**Request**
Copy the first line of the entries below and every line after it through the line containing "import * as". Do not include pictures.

**Entries supplied**
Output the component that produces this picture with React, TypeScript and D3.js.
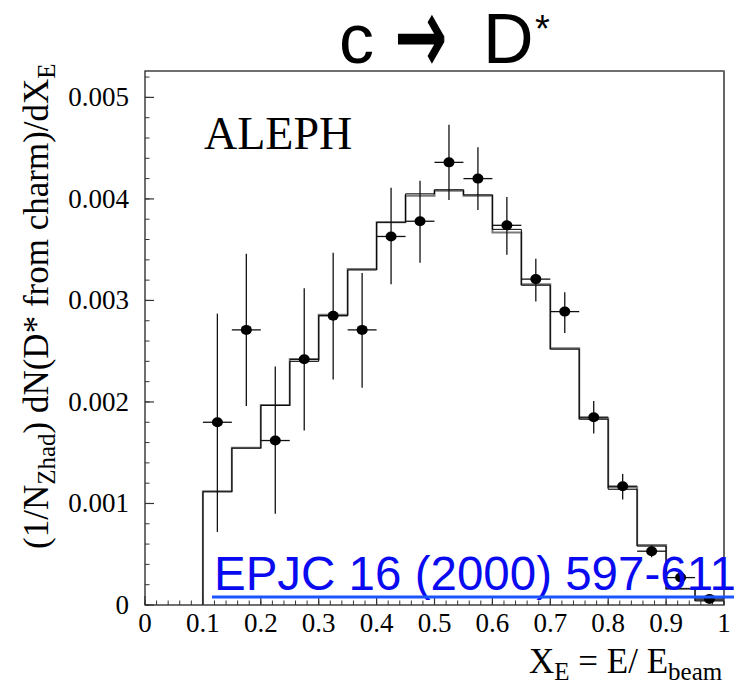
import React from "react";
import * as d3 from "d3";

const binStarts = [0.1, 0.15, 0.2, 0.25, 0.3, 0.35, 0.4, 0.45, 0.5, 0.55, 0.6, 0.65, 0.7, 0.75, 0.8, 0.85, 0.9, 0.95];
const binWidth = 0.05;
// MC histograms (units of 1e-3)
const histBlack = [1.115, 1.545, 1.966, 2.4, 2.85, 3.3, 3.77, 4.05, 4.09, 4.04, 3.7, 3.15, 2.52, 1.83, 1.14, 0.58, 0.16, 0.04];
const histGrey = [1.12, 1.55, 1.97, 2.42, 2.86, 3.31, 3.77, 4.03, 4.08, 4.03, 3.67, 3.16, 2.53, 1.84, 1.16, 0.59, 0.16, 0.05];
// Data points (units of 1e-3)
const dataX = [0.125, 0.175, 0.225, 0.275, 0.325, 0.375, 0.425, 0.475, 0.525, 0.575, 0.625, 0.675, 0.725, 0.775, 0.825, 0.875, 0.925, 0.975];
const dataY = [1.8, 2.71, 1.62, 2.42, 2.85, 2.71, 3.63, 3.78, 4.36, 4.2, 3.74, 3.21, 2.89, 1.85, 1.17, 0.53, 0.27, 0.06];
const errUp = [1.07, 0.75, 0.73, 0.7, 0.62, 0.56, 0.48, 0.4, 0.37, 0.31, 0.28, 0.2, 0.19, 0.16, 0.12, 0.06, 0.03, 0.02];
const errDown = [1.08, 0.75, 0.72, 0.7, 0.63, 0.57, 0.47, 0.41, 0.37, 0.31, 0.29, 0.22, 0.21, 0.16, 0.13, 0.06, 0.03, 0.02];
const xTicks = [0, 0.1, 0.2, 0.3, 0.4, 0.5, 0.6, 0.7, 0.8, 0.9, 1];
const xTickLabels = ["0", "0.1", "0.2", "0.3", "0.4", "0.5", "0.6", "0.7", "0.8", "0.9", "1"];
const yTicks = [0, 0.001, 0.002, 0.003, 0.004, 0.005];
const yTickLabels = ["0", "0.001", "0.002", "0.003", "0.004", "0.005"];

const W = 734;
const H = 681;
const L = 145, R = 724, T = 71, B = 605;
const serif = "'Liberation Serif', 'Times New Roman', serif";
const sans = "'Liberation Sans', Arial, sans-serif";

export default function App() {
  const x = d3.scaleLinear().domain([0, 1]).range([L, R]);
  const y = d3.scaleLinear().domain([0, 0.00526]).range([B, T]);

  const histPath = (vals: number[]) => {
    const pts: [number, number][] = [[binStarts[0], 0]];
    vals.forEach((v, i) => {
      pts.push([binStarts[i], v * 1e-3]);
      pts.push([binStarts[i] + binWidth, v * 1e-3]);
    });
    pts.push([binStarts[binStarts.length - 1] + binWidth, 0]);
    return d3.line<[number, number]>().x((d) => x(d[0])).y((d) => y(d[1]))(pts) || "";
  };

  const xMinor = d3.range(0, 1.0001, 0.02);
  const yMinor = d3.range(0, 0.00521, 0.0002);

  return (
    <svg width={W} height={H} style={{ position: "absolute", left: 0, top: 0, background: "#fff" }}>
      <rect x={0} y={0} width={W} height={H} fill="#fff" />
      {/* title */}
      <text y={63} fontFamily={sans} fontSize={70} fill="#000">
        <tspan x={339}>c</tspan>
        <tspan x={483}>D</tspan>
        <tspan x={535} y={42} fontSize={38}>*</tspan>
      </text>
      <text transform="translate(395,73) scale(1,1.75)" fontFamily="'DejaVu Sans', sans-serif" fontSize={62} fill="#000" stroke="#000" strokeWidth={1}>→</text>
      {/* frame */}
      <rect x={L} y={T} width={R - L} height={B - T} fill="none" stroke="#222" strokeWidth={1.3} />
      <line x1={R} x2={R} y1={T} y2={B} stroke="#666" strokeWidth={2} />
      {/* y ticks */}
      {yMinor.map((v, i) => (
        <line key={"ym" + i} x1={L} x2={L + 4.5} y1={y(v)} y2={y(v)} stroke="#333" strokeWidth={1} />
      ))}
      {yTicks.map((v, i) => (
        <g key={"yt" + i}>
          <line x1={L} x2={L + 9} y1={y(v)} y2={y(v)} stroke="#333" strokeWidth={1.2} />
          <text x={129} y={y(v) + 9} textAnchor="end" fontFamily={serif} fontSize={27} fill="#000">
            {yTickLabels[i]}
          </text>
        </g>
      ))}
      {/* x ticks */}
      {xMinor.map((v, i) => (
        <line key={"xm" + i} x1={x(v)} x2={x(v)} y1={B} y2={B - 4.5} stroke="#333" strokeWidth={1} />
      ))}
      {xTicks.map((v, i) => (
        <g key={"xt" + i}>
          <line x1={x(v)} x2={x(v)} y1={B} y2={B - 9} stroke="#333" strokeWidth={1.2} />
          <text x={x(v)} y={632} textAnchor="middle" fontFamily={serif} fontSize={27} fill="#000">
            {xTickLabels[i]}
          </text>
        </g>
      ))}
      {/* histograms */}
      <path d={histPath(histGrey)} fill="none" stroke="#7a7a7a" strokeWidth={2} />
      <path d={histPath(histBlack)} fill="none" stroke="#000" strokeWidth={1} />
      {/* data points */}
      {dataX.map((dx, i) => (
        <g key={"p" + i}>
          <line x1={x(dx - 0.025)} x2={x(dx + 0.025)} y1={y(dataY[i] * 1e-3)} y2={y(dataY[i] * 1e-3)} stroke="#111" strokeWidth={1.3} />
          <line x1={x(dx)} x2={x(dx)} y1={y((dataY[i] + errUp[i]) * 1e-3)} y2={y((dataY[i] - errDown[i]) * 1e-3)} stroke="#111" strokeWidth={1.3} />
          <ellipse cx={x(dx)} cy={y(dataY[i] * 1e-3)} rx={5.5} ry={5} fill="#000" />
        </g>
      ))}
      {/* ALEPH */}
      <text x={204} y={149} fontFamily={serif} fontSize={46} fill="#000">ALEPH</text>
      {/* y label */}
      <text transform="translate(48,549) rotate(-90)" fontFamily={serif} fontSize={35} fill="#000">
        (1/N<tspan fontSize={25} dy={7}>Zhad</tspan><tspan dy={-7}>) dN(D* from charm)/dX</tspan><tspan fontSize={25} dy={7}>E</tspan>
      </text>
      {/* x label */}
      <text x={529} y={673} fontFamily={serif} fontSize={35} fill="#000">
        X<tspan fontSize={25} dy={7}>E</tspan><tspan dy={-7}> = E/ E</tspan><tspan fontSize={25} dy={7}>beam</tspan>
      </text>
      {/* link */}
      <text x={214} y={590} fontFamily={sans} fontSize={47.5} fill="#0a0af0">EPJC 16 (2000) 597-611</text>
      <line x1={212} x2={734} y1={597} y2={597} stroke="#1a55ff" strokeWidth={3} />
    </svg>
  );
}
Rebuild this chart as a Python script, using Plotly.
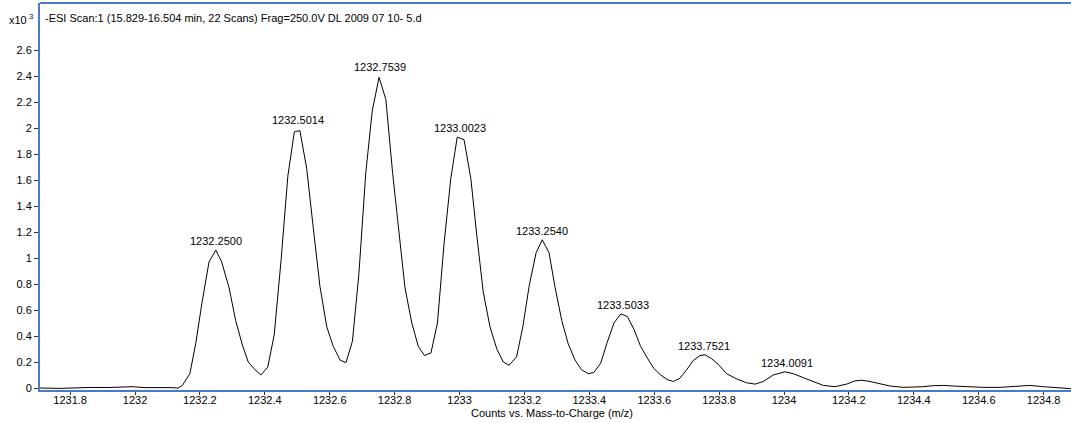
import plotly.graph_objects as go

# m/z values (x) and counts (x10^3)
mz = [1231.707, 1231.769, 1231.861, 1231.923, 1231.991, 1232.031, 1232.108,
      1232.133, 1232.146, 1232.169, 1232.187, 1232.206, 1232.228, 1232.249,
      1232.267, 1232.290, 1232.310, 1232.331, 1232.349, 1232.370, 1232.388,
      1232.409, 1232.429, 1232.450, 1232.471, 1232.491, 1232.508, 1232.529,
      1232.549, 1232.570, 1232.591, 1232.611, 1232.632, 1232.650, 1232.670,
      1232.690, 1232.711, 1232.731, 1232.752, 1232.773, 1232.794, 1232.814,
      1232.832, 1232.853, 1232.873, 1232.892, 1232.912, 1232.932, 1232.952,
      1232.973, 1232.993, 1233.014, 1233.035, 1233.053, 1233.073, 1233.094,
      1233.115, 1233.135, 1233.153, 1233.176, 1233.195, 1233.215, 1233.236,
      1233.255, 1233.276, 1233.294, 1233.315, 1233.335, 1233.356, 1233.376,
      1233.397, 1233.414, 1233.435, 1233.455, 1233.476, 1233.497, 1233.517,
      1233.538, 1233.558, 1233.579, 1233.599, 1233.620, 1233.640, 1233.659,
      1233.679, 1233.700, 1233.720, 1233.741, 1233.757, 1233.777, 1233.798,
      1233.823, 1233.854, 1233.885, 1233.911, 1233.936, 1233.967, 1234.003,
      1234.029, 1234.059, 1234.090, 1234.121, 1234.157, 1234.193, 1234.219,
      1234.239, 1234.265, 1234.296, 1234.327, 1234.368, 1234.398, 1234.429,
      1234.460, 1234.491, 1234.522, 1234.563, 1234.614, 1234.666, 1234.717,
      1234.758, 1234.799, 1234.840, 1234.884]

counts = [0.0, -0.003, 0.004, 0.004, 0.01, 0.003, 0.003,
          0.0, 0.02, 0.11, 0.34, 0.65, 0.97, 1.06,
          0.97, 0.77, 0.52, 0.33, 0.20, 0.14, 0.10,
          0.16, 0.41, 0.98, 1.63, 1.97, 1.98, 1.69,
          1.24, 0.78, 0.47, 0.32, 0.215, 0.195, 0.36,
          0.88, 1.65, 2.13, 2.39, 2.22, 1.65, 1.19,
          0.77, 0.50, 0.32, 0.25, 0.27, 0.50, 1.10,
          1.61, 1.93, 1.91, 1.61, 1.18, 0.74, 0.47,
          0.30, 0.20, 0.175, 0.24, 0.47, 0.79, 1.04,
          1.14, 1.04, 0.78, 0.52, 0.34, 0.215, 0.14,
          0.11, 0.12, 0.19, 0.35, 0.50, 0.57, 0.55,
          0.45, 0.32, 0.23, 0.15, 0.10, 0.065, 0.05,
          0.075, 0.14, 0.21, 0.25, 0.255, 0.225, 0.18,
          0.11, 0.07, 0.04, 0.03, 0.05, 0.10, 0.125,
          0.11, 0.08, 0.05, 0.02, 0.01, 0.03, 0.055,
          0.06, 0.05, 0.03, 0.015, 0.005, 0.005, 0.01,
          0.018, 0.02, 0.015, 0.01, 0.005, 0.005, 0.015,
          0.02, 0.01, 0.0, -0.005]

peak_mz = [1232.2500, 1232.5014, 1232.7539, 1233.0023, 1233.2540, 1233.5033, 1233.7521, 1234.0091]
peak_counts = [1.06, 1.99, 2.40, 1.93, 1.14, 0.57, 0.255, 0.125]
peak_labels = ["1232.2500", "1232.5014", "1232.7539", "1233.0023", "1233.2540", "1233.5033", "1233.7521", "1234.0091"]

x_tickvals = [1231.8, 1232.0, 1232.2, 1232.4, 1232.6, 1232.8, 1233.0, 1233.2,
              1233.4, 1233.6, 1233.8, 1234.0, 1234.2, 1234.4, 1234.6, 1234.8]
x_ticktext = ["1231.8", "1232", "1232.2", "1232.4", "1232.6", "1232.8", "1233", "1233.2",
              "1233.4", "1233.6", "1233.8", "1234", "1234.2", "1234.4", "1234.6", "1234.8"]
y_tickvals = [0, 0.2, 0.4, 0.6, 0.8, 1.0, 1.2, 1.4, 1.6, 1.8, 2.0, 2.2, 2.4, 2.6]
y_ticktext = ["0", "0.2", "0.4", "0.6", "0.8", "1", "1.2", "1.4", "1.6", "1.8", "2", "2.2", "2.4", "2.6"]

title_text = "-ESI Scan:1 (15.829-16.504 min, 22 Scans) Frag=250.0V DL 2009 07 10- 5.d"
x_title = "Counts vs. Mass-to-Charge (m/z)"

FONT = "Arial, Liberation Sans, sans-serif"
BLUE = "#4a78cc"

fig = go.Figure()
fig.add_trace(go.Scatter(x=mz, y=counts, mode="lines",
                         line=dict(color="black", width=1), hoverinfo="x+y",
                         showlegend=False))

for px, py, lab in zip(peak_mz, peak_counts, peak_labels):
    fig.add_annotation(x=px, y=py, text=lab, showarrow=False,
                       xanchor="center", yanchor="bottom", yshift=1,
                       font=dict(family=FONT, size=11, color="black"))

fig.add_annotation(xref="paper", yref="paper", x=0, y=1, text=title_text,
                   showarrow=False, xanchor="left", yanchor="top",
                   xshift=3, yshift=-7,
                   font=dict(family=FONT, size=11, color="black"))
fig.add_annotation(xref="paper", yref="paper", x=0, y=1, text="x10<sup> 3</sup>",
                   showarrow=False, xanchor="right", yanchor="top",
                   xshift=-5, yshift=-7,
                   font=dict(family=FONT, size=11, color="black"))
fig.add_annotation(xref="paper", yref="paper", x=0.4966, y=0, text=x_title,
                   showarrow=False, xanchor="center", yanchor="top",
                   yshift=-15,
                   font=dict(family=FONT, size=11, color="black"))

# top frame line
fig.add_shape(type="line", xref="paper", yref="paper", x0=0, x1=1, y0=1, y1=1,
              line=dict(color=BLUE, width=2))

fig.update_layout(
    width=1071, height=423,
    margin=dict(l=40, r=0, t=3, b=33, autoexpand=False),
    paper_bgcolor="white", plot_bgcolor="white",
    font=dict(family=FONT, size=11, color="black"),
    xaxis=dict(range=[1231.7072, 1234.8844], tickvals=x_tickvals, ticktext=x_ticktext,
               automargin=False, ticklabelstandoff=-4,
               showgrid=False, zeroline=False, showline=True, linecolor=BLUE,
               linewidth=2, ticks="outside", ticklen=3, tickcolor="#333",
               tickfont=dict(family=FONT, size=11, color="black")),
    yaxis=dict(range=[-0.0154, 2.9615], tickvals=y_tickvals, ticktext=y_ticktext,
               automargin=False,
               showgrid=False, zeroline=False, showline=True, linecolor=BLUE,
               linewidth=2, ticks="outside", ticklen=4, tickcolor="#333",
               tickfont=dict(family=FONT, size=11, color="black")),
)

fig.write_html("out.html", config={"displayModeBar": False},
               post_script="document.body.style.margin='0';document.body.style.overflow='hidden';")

**The reply**
Output the component that produces this picture with React, TypeScript and D3.js.
import React from "react";
import * as d3 from "d3";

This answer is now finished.